Le trentième anniversaire des éditions de La Découverte est marqué par le départ à la retraite de son président, François Gèze. En effet, cette figure emblématique de l’édition en sciences humaines a annoncé le 12 décembre dernier, sa décision de laisser la main à Hugues Jallon, ancien directeur éditorial de la maison, et directeur éditorial des sciences humaines et des documents pour le Seuil depuis 2011. C’est "par souci d’assurer dans les années qui viennent la pérennité de la maison, de son catalogue et des services qu’elle entend apporter à ses auteurs", que ce changement de direction prendra acte en février prochain. François Gèze gardera toutefois le rôle de directeur de collection, ainsi que certaines responsabilités interprofessionnelles.

Ce départ est l’occasion, pour Nonfiction, d'interroger celui qui a marqué, pendant trente ans, le paysage intellectuel et éditorial français.

Nonfiction - Quels auteurs vous ont le plus marqué durant votre carrière à La Découverte ?

F. G - Difficile de répondre à une telle question quand on a croisé le chemin de centaines d’auteurs… Mais je dirais que c’est certainement l’historien Pierre Vidal-Naquet qui m’a le plus marqué : j’ai beaucoup appris auprès de lui, à travers ses livres comme à travers ses engagements. Jusqu’à sa disparition en 2006, son soutien à la maison a été constant et décisif. Bien d’autres m’ont également beaucoup apporté, comme Yves Lacoste, le fondateur de la revue de géographie et de géopolitique Hérodote ; les philosophes Bruno Latour et Isabelle Stengers ; Pierre Lévy et Philippe Breton, pionniers pour la compréhension des nouvelles technologies de communication ; Armand Mattelart, précieux historien et analyste des médias ; Yves Benot, Benjamin Stora et Pascal Blanchard, défricheurs de notre histoire coloniale ; les psychanalystes Gérard Mendel et Miguel Benasayag ; Georges Corm, remarquable spécialiste du Proche-Orient et économiste ; l’historien des idées François Dosse ; les économistes Robert Boyer, Pierre Salama, Alain Lipietz et Immanuel Wallerstein ; les journalistes Jean Guisnel, Marie-Monique Robin et Jean-Baptiste Rivoire, etc.

Conseillerez-vous La Découverte sur les choix de modèle économique à adopter face au changement qu’opère le numérique dans le monde de l’édition ?

Si Hugues Jallon le juge utile, pourquoi pas ? Je continuerai en tout cas à m’intéresser à ces questions, puisque je conserve la présidence de la société Cairn.info, portail de revues et d’ouvrages de sciences humaines et sociales, que nous avons créé en 2005 avec d’autres éditeurs.

Quelles qualités d’Hugues Jallon vous ont amené à le conseiller à Editis pour vous succéder à La Découverte ?

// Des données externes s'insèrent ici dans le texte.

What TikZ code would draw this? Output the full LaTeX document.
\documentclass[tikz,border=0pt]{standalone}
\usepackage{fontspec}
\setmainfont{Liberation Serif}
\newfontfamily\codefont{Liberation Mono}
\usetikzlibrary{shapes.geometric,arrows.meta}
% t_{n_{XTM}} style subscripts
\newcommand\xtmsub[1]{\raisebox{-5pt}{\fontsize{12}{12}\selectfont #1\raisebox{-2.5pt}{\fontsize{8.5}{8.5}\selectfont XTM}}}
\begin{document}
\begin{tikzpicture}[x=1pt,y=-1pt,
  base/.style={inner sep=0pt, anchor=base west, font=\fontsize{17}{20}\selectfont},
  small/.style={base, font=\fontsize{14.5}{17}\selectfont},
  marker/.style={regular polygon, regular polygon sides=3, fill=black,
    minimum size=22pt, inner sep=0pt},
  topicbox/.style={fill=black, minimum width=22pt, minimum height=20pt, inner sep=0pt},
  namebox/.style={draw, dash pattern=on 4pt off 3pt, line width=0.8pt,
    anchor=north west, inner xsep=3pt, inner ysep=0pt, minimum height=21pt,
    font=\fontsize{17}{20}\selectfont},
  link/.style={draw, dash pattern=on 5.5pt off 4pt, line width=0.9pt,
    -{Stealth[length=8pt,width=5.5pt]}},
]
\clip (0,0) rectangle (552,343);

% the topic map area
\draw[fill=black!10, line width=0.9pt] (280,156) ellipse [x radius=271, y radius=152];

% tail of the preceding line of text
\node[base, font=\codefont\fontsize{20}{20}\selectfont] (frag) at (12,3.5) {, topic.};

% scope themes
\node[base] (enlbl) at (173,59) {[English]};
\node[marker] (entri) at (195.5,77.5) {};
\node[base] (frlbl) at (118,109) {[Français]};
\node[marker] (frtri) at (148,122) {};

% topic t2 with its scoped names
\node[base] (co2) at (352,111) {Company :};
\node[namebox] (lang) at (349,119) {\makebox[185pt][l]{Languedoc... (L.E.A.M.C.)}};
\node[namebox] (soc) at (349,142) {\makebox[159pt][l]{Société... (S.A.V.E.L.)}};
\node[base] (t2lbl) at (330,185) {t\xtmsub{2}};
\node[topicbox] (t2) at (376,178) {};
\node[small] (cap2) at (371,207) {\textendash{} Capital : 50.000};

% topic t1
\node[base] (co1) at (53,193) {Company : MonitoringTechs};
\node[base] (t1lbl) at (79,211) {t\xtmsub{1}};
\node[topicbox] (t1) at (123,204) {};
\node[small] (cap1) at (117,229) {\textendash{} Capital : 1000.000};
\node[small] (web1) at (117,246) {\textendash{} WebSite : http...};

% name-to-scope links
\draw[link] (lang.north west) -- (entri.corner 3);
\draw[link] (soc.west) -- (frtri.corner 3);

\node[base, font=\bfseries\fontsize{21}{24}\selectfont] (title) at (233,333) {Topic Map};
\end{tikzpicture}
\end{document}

D’abord, son talent d’éditeur, découvreur de nouveaux auteurs et toujours curieux de découvrir de nouveaux réseaux intellectuels et politiques, comme il l’a prouvé quand il était éditeur à La Découverte – dont il connaît de ce fait parfaitement le catalogue et les orientations, ce qui est évidemment un atout décisif. Mais aussi ses compétences gestionnaires, dont il a toujours eu le souci et qui sont évidemment indispensables pour diriger une entreprise. Et je ne doute pas que son expérience au Seuil lui sera également très utile.